Material provided:
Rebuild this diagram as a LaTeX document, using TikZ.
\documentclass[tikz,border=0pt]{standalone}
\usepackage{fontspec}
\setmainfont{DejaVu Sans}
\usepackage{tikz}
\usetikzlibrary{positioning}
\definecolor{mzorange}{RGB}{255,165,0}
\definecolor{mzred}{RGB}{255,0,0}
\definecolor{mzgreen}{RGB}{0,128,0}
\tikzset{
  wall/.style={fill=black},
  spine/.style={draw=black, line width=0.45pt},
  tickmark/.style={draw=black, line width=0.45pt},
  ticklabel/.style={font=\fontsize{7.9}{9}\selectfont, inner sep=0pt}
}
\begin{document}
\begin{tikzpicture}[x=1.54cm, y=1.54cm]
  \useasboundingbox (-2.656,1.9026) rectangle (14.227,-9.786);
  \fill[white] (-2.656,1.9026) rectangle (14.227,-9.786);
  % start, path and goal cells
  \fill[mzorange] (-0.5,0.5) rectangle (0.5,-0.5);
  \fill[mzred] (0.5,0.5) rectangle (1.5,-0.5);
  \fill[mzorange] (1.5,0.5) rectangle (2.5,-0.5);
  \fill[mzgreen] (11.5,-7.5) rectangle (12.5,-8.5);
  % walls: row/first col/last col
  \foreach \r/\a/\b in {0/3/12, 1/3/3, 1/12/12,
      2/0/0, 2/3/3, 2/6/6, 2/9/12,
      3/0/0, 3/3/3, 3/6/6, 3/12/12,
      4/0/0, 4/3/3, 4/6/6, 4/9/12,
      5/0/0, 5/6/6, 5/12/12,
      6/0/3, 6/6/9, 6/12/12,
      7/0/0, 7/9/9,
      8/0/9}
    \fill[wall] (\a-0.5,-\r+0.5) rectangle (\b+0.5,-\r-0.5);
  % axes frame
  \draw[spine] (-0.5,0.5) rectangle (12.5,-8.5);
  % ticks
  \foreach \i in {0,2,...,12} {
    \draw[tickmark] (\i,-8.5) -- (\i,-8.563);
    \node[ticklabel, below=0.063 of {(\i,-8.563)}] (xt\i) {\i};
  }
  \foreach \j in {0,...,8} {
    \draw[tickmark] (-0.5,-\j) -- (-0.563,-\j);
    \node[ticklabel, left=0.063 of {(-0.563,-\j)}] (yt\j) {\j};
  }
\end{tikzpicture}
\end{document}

* * *

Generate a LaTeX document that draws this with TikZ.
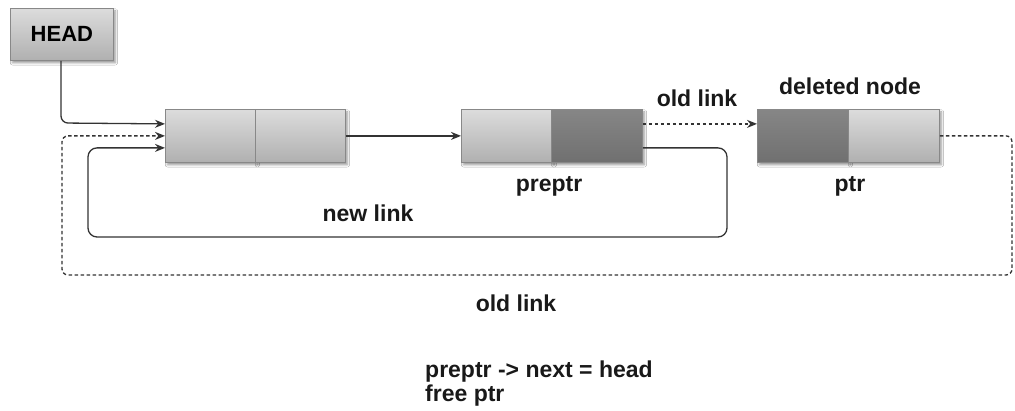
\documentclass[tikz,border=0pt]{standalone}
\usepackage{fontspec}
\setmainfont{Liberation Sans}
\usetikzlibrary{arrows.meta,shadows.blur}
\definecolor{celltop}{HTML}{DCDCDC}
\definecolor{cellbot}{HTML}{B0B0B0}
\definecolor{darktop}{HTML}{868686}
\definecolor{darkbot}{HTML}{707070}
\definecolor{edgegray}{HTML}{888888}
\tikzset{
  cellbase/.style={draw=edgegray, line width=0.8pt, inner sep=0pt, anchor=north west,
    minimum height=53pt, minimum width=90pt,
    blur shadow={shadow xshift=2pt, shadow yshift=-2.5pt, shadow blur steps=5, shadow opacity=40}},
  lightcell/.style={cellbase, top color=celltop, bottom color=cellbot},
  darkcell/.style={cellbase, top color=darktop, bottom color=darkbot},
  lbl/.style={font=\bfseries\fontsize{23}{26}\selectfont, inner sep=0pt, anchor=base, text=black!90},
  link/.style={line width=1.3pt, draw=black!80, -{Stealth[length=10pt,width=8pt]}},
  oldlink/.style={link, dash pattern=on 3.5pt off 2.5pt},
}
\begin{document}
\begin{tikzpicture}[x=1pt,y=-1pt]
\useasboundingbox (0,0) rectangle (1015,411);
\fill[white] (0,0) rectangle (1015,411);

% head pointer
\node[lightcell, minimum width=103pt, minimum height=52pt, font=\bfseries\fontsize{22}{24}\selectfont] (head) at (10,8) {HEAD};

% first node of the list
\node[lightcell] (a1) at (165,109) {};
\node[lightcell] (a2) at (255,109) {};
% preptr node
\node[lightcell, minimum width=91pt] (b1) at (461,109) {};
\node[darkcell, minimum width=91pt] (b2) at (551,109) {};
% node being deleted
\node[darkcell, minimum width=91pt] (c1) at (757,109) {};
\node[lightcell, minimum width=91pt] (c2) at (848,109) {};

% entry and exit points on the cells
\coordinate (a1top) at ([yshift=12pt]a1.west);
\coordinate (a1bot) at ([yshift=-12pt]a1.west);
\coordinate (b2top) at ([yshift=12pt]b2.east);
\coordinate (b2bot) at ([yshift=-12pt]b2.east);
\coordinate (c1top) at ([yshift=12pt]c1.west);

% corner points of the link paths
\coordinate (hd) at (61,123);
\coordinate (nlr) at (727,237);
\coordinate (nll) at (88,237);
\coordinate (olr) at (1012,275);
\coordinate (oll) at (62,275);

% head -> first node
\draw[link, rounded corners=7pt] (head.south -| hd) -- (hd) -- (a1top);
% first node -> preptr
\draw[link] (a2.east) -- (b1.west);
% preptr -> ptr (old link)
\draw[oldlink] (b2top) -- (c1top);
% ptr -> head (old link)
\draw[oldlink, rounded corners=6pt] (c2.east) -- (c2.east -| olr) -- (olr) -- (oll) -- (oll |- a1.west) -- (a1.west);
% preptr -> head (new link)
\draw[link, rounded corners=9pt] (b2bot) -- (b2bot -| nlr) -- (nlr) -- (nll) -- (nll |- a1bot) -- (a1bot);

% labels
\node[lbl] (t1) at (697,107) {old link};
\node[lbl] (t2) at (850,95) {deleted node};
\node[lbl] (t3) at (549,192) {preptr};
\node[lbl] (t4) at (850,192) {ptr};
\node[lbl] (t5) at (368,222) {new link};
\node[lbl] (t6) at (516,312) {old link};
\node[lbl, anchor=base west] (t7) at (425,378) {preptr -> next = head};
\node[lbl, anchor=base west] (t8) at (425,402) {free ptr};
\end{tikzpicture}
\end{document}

---

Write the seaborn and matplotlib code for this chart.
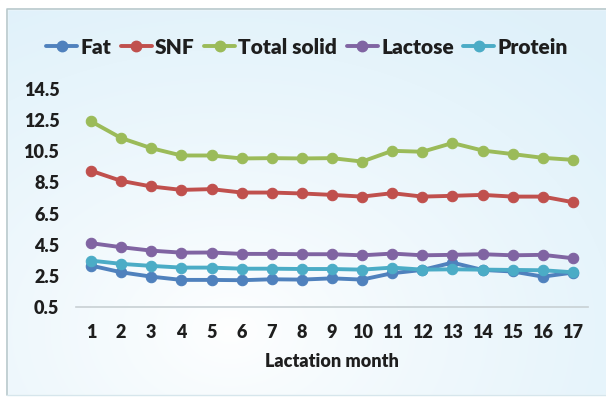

Aim: Out of the preceding entries, pull every line containing the string "LaTeX".

Written reply:
Rebuild this diagram as a LaTeX document, using TikZ.
Generate a LaTeX document that draws this with TikZ.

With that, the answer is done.